Barnes' Notes on the Whole BibleBarnes' Notes

- 1 Kings

by Albert Barnes

Introduction to 1 and 2 Kings

The Greek translators, known as the Septuagint, who separated the “Book of the Law of Moses” into five parts, and the “Book of Samuel” into two, made the division, which is now almost universally adopted, of the original “Book of Kings” into a “First” and a “Second Book.” The separation thus made was followed naturally in the early Latin versions, which were formed from the Greek; and when Jerome set forth the edition now called “The Vulgate,” he followed the custom which he found established. The general adoption of the Vulgate by the Western Church caused the arrangement introduced by the Septuagint to obtain almost universal acceptance.
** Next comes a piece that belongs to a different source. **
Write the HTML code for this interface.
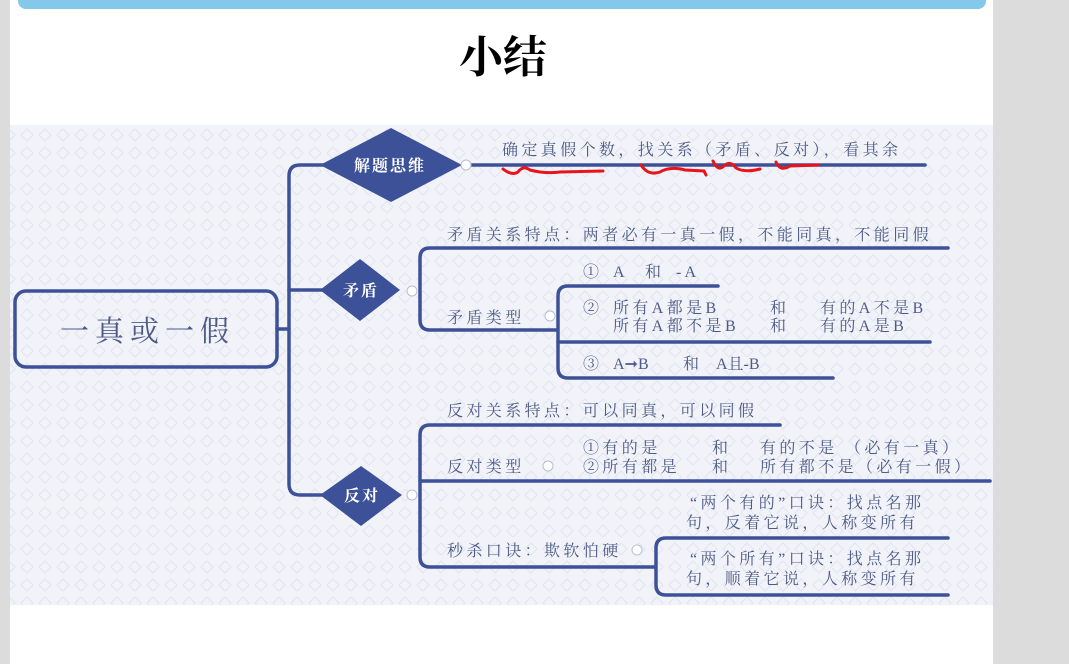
<!DOCTYPE html>
<html><head><meta charset="utf-8"><style>
html,body{margin:0;padding:0;width:1069px;height:664px;overflow:hidden;background:#dcdcdc;}
svg{display:block}
text{font-family:"Liberation Serif","Noto Serif CJK SC",serif;fill:#4d5a86;}
.s{letter-spacing:3.4px}
</style></head><body>
<svg width="1069" height="664" viewBox="0 0 1069 664" xmlns="http://www.w3.org/2000/svg">
<defs>
<pattern id="p" width="18" height="18" patternUnits="userSpaceOnUse">
<rect width="18" height="18" fill="#f1f3f8"/>
<path d="M9 3 L15 9 L9 15 L3 9Z" fill="none" stroke="#e2e6ef" stroke-width="1"/>
</pattern>
</defs>
<rect x="10" y="0" width="983" height="664" fill="#ffffff"/>
<rect x="18" y="-10" width="968" height="19" rx="8" fill="#84c8ec"/>
<text x="503" y="72" font-size="44" text-anchor="middle" font-weight="bold" style="fill:#000;font-family:'Liberation Serif','Noto Serif CJK SC',serif">小结</text>
<rect x="10" y="125" width="983" height="480" fill="url(#p)"/>
<g stroke="#3d5198" stroke-width="3.5" fill="none" stroke-linecap="round">
<rect x="15" y="291" width="262" height="76" rx="11"/>
<path d="M277 329 H289"/>
<path d="M330 165 H300 Q289 165 289 176 V484 Q289 495 300 495 H330"/>
<path d="M289 290 H330"/>
<path d="M462 165 H925"/>
<path d="M948 248 H430 Q420 248 420 258 V320 Q420 330 430 330 H556"/>
<path d="M718 286 H568 Q558 286 558 296 V368 Q558 378 568 378 H833"/>
<path d="M558 342 H930"/>
<path d="M780 425 H430 Q420 425 420 435 V557 Q420 567 430 567 H655"/>
<path d="M420 481 H990"/>
<path d="M948 538 H666 Q656 538 656 548 V585 Q656 595 666 595 H948"/>
</g>
<g fill="#3d5198">
<path d="M320 165 L391 128 L462 165 L391 202Z"/>
<path d="M320 290 L360 259 L400 290 L360 321Z"/>
<path d="M320 495 L361 466 L402 495 L361 526Z"/>
</g>
<g fill="#fff" stroke="#b8bfd3" stroke-width="1">
<circle cx="466" cy="165" r="5"/><circle cx="412" cy="291" r="5"/><circle cx="550" cy="316" r="5"/>
<circle cx="412" cy="495" r="5"/><circle cx="548" cy="466" r="5"/><circle cx="637" cy="550" r="5"/>
</g>
<text x="60" y="341" font-size="29" style="letter-spacing:6px">一真或一假</text>
<g style="font-weight:bold;letter-spacing:2px" font-size="16" text-anchor="middle">
<text x="390" y="171" style="fill:#fff">解题思维</text>
<text x="361" y="296" style="fill:#fff">矛盾</text>
<text x="362" y="501" style="fill:#fff">反对</text>
</g>
<g font-size="16">
<text class="s" x="502" y="155">确定真假个数，找关系（矛盾、反对），看其余</text>
<text class="s" x="447" y="240">矛盾关系特点：两者必有一真一假，不能同真，不能同假</text>
<text class="s" x="447" y="323">矛盾类型</text>
<text x="583" y="277">①</text><text x="613" y="277">A</text><text x="645" y="277">和</text><text x="676" y="277">- A</text>
<text x="583" y="313">②</text>
<text class="s" x="613" y="313">所有A都是B</text>
<text class="s" x="613" y="331">所有A都不是B</text>
<text x="770" y="313">和</text><text x="770" y="331">和</text>
<text class="s" x="820" y="313">有的A不是B</text><text class="s" x="820" y="331">有的A是B</text>
<text x="583" y="369">③</text><text x="613" y="369">A➞B</text><text x="683" y="369">和</text><text x="716" y="369">A且-B</text>
<text class="s" x="447" y="416">反对关系特点：可以同真，可以同假</text>
<text class="s" x="447" y="472">反对类型</text>
<text class="s" x="583" y="453">①有的是</text><text class="s" x="583" y="472">②所有都是</text>
<text x="712" y="453">和</text><text x="712" y="472">和</text>
<text class="s" x="760" y="453">有的不是 （必有一真）</text>
<text class="s" x="760" y="472">所有都不是（必有一假）</text>
<text class="s" x="690" y="508">“两个有的”口诀：找点名那</text>
<text class="s" x="686" y="528">句，反着它说，人称变所有</text>
<text class="s" x="447" y="556">秒杀口诀：欺软怕硬</text>
<text class="s" x="690" y="564">“两个所有”口诀：找点名那</text>
<text class="s" x="686" y="584">句，顺着它说，人称变所有</text>
</g>
<g stroke="#e8141b" stroke-width="3" fill="none" stroke-linecap="round">
<path d="M503 169 Q512 176 518 172 Q523 165 530 170 Q545 174 560 172 L603 171"/>
<path d="M641 165 Q648 176 660 172 Q670 166 685 170 L704 171 L706 175"/>
<path d="M713 161 Q718 172 724 166 Q730 160 736 168 Q745 173 760 169"/>
<path d="M776 162 Q780 172 790 166 L818 165"/>
</g>
</svg>
</body></html>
The work is named from its contents, since the entire subject of the whole is the history of the “kings” of Israel and Judah from the accession of Solomon to the Babylonian captivity.

1. The unity of the work is proved by the marked and striking simplicity and regularity of the plan. The work is, from first to last a history of the kings in strict chronological order, on the same system, and on a uniform scale. Exceptions to this uniformity in the larger space bestowed on the reigns of a few monarchs are due to the principle of treating with the greatest fullness the parts of the history theocratically of most importance.

A second evidence of unity is the general uniformity of style and language - a uniformity admitted by all writers, and one which is only slightly infringed in two or three instances, where the irregularity may be accounted for by a diversity in the sources used by the author and a close following of the language which he found in those sources.

To these general heads of evidence may be added certain peculiarities of thought or expression which pervade the two books, all of them indicating with greater or less certainty a single author.

2. Some have thought from the continuity of the narrative, from the general resemblance of the style, and from the common employment of a certain number of words and phrases, that the six “books,” commencing with Judges and terminating with the Second Book of Kings, are the production of a single writer, and constitute in reality a single unbroken composition. Others consider these arguments far from conclusive. The continuity of the narrative is formal, and may be due to the after arrangements of a reviser, such as Ezra is commonly believed to have been.

So far as the mere idiom of the language goes, it is perhaps true that we cannot draw a marked line between Kings and Samuel. But many of the traits most characteristic of the writer of Kings are wholly wanting in the other (and probably earlier) composition. For these and other reasons the “Books of Kings” may claim distinctness and separateness.

3. There are two grounds upon which, apart from all traditional notices, the date of a historical work may be determined, namely, the peculiarities of the diction, and the contents.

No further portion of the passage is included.